Karakteristik Film Prancis

Pernahkah anda menonton film Prancis?

Begitu mendengar kalimat film Prancis, orang biasanya tertuju pada hal-hal negatif tentang percintaan dan vulgar. Tapi sebenarnya itu bukanlah ciri film Prancis yang sesungguhnya. Buktinya, tanggal 30 April- 1 Mei kemarin ada sebuah Festival Sinema Prancis yang ke-16 di bioskop empire XII BIP Bandung. Tiketnya gratis dan tidak ada satupun film yang berbau vulgar, aman!

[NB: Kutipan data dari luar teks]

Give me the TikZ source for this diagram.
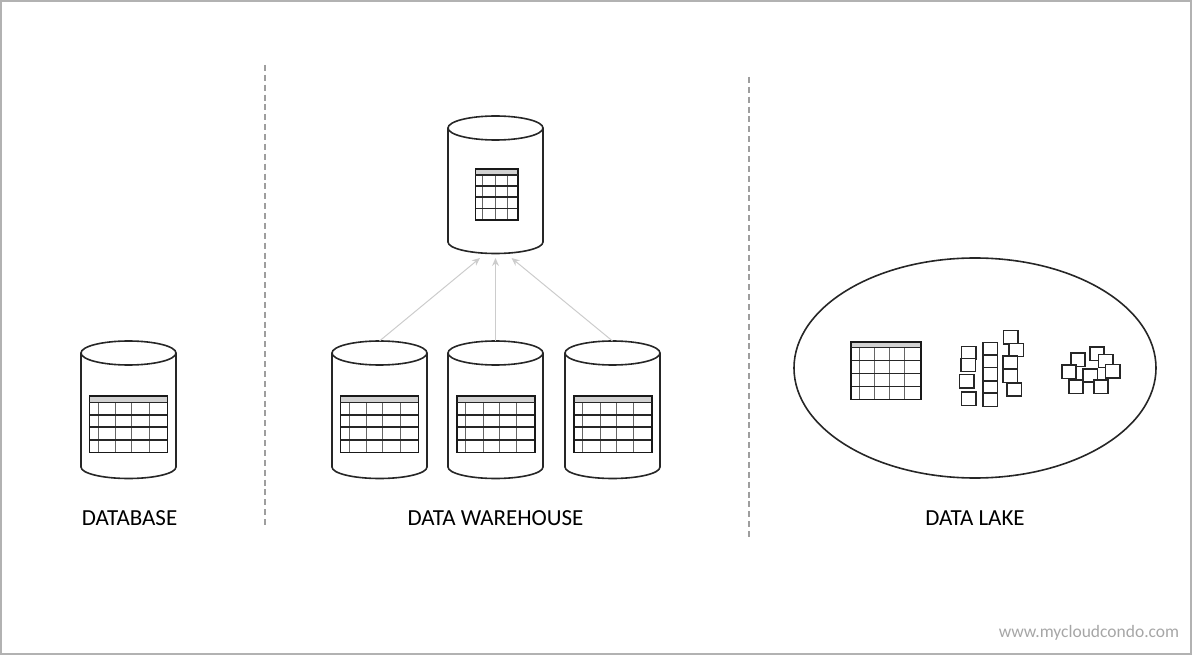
\documentclass[tikz,border=0pt]{standalone}
\usepackage{fontspec}
\setmainfont{Carlito}
\usetikzlibrary{arrows.meta}
\definecolor{framegray}{gray}{0.7}
\definecolor{headgray}{gray}{0.82}
\definecolor{feedgray}{gray}{0.8}
\tikzset{
	outline/.style={line width=1.6pt, color=black!85},
	divider/.style={line width=1.5pt, color=black!38, dash pattern=on 6pt off 3.87pt},
	feed/.style={line width=1pt, color=feedgray, -{Stealth[length=8pt, width=7pt]}},
	caption/.style={font=\fontsize{23}{27}\selectfont, color=black},
	chunk/.style={line width=1.6pt, color=black!85, fill=white},
}
% cylinder: name, centre x, top y of the lid, y where the sides stop
\def\dbcyl(#1)(#2,#3,#4){
	\draw[outline] (#2, #3+12) circle [x radius=47.5, y radius=12];
	\draw[outline] (#2-47.5, #3+12) -- (#2-47.5, #4) arc (180:0:47.5 and 11.5) -- (#2+47.5, #3+12);
	\coordinate (#1) at (#2, #3);
}
% table: corners, y under the header, rows, columns
\def\gridtable(#1,#2)(#3,#4)(#5)(#6)(#7){
	\draw[line width=0.8pt, fill=headgray] (#1, #2) rectangle (#3, #5);
	\foreach \colx in {#7} {\draw[line width=1pt, color=black!60] (\colx, #5) -- (\colx, #4);}
	\foreach \rowy in {#6} {\draw[line width=1.3pt, color=black!85] (#1, \rowy) -- (#3, \rowy);}
	\draw[line width=1.6pt, color=black!90] (#1, #2) rectangle (#3, #4);
	\draw[line width=1.2pt, color=black!85] (#1, #5) -- (#3, #5);
}
\begin{document}
\begin{tikzpicture}[x=1pt, y=-1pt]
	%%%%% START %%%%%
	\useasboundingbox (0, 0) rectangle (1200, 655);
	\draw[line width=1.6pt, color=framegray] (1, 1) rectangle (1191, 654);

	\draw[divider] (265, 65) -- (265, 525);
	\draw[divider] (749, 77) -- (749, 537);

	% database
	\dbcyl(dbTop)(128.5,341,467);
	\gridtable(89.3,396)(167.3,452.3)(402.5)(415,427,440)(98.3,115.7,131.7,149.3);
	\node[caption] (dbLabel) at (129.5, 518) {DATABASE};

	% warehouse
	\dbcyl(whTop)(495.5,116,242);
	\gridtable(475.3,169)(517.7,220)(175)(186,197,208.3)(482.3,495.3,507);

	\dbcyl(srcA)(379.5,341,467);
	\gridtable(340.3,396)(418.3,452.3)(402.5)(415,427,440)(349.3,366.7,382.7,400.3);
	\dbcyl(srcB)(495.5,341,467);
	\gridtable(456.8,396)(534.8,452.3)(402.5)(415,427,440)(465.8,483.2,499.2,516.8);
	\dbcyl(srcC)(612.5,341,467);
	\gridtable(573.8,396)(651.8,452.3)(402.5)(415,427,440)(582.8,600.2,616.2,633.8);

	\coordinate (inA) at (480, 258);
	\coordinate (inB) at (495.5, 258);
	\coordinate (inC) at (511.5, 258);
	\draw[feed] (srcA) -- (inA);
	\draw[feed] (srcB) -- (inB);
	\draw[feed] (srcC) -- (inC);
	\node[caption] (whLabel) at (495.5, 518) {DATA WAREHOUSE};

	% lake
	\draw[outline] (975, 368) circle [x radius=181, y radius=110];
	\gridtable(851,341.7)(920.7,399.3)(347.5)(360.7,373.3,386.7)(859.3,874.7,889,904.7);

	\foreach \spotx/\spoty in {
		968.8/353, 968.2/365, 966.5/381.2, 968.7/398.8,
		990.3/349, 990.3/361.5, 990.3/374, 990.3/387.5, 990.3/399.8,
		1010.5/337.2, 1016.3/350, 1010.3/362.8, 1010.3/375.7, 1014.3/389.5,
		1078/359.8, 1097/353.8, 1105.7/361, 1112.7/371.2, 1069/371.7, 1090.2/375.3, 1076/386.7, 1101/386.8
	} {
		\draw[chunk] (\spotx-7.2, \spoty-6.6) rectangle (\spotx+7.2, \spoty+6.6);
	}
	\node[caption] (lakeLabel) at (975, 518) {DATA LAKE};

	\node[font=\fontsize{17.5}{21}\selectfont, color=black!35] (siteMark) at (1089, 633) {www.mycloudcondo.com};
	%%%%% END %%%%%
\end{tikzpicture}
\end{document}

Hari pertama, sepulang sekolah saya “mampir” dulu ke BIP. Tapi sayang, rupanya saya kehabisan tiket. Begitu juga dengan keesokan harinya, saya kehabisan tiket film juara di Bandung. Judulnya “Les Mains en L’Air” (tangan di udara) yang merupakan cerita humor tentang anak yatim. Namun, akhirnya saya kebagian tiket juga, tapi filmnya kurang menarik. Judulnya Nѐnette, dokumenter tentang orang utan dari Kalimantan (atau orang Prancis bilang: “ulong utong” de Borneo).

Saat menonton film ini bisa dibayangkan betapa membosankannya. Alurnya sangat lambat, membuat siapapun “gereget” ingin film cepat mencapai puncak. Karena tidak sabar menunggu puncak, saya keluar studio di tengah pertunjukkan dan baris lagi untuk mendapatkan tiket film berikutnya, “Dernier Maquis” (semak terakhir).

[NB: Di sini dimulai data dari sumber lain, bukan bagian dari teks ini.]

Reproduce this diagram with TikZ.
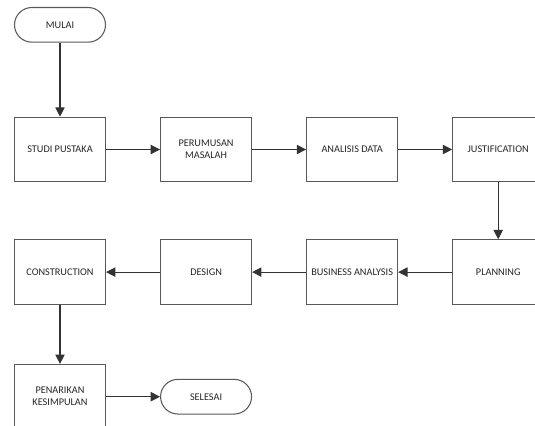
\documentclass[tikz,border=0pt]{standalone}
\usepackage{fontspec}
\setmainfont{Carlito}
\usetikzlibrary {positioning}
\usetikzlibrary{arrows.meta}

\begin{document}
\begin{tikzpicture}[x=0.75pt,y=-0.75pt,
    node distance=42.75pt and 40.5pt,
    >={Triangle[length=7pt,width=7pt]},
    process/.style={
      % The shape:
      rectangle,minimum width=68.25pt,minimum height=48.4pt,
      % Border
      thick,draw=black!65,
      % Text
      align=center,text=black!85,font=\fontsize{7.7}{9}\selectfont
      },
    terminal/.style={process,minimum height=26pt,rounded corners=13pt}]
  \useasboundingbox (0,0) rectangle (535,425);
  \node (studi-pustaka) [process] at (60,149.5) {STUDI PUSTAKA};
  \node (mulai) [terminal, above=55.5pt of studi-pustaka] {MULAI};
  \node (perumusan) [process, right=of studi-pustaka] {PERUMUSAN\\MASALAH};
  \node (analisis) [process, right=of perumusan] {ANALISIS DATA};
  \node (justification) [process, right=of analisis] {JUSTIFICATION};
  \node (planning) [process, below=of justification] {PLANNING};
  \node (business) [process, left=of planning] {BUSINESS ANALYSIS};
  \node (design) [process, left=of business] {DESIGN};
  \node (construction) [process, left=of design] {CONSTRUCTION};
  \node (penarikan) [process, below=44.25pt of construction] {PENARIKAN\\KESIMPULAN};
  \node (selesai) [terminal, right=of penarikan] {SELESAI};
  \draw [->,thick,draw=black!80] (mulai) to (studi-pustaka);
  \draw [->,thick,draw=black!80] (studi-pustaka) to (perumusan);
  \draw [->,thick,draw=black!80] (perumusan) to (analisis);
  \draw [->,thick,draw=black!80] (analisis) to (justification);
  \draw [->,thick,draw=black!80] (justification) to (planning);
  \draw [->,thick,draw=black!80] (planning) to (business);
  \draw [->,thick,draw=black!80] (business) to (design);
  \draw [->,thick,draw=black!80] (design) to (construction);
  \draw [->,thick,draw=black!80] (construction) to (penarikan);
  \draw [->,thick,draw=black!80] (penarikan) to (selesai);
\end{tikzpicture}
\end{document}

Film ini menceritakan seorang Afro-Prancis yang baru menjadi muslim. Ia berada di suatu lingkungan kerja dekat bandara yang hampir semua pekerjanya orang muslim. Namanya Titi, dan ia adalah orang yang sangat sok tahu. Ia bahkan mencoba mengkhitan dirinya sendirinya sendiri dengan gunting! Linu saya melihatnya. Awal cerita banyak terselip humor-humor. Tapi alurnya sama seperti film Nѐnette tadi, lamban. Bahkan saya kira banyak adegan yang sebaiknya tak perlu ditampilkan karena hanya membuang-bung waktu saja.
Di puncak cerita, Titi semakin melunjak. Ia tidak setuju dengan terpilihnya Haji sebagai imam di mesjid yang baru dibangun Moa (bosnya). Kemudian Titi mengajak Jamil dan Bachir membuat mesjid “terbuka” di lahan sempit di sudut tempatnya bekerja. Akhirnya mereka semakin diluar kendali. Titi dan pengikutnya mengusir pekerja lain bahkan bosnya juga. Dan film pun ditutup dengan adegan Titi masih bekerja susah-payah di tempat kerjanya itu sampai larut malam.

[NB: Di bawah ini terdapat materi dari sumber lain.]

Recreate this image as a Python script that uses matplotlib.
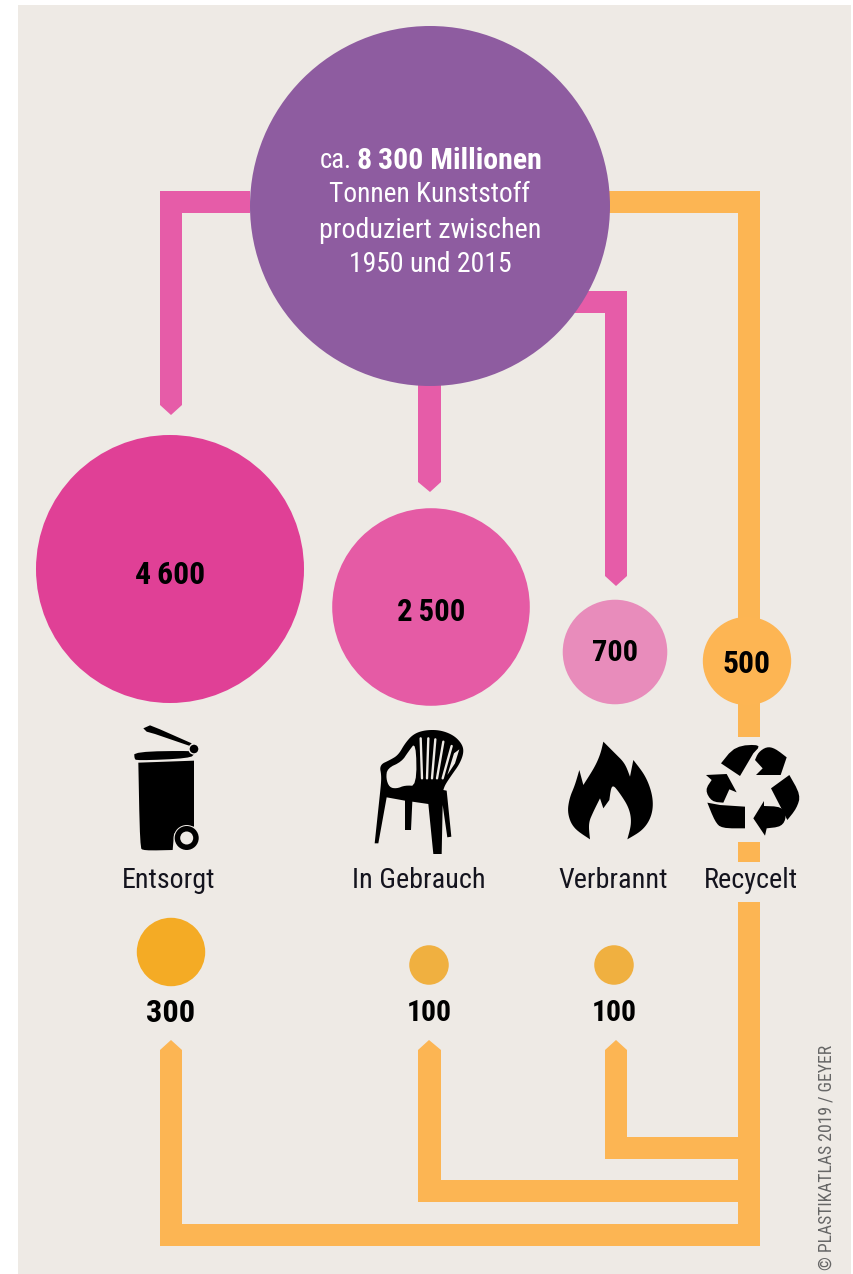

GeJe, kalau anak muda bilang. Tapi inilah ciri khas film Prancis. Sangat berbeda dengan film Hollywood yang kisah-kisahnya terkesan mengada-ngada dan tak mungkin terjadi. Bagi orang yang belum terbiasa, menonton film Prancis dapat membuat dahi mengerut. Tapi sebenarnya film-film Prancis lebih banyak menampilkan unsur-unsur budaya masyarakat mereka, lewat persoalan nyata yang menjadi problem nyata dalam masyarakat Prancis. Para penonton bisa melihat bagaimana orang Prancis menjalani hidup dan bagaimana cara berpikir mereka. Sehingga film Prancis benar-benar mencerminkan karakter bangsa mereka.
Apakah film Indonesia sudah seperti itu?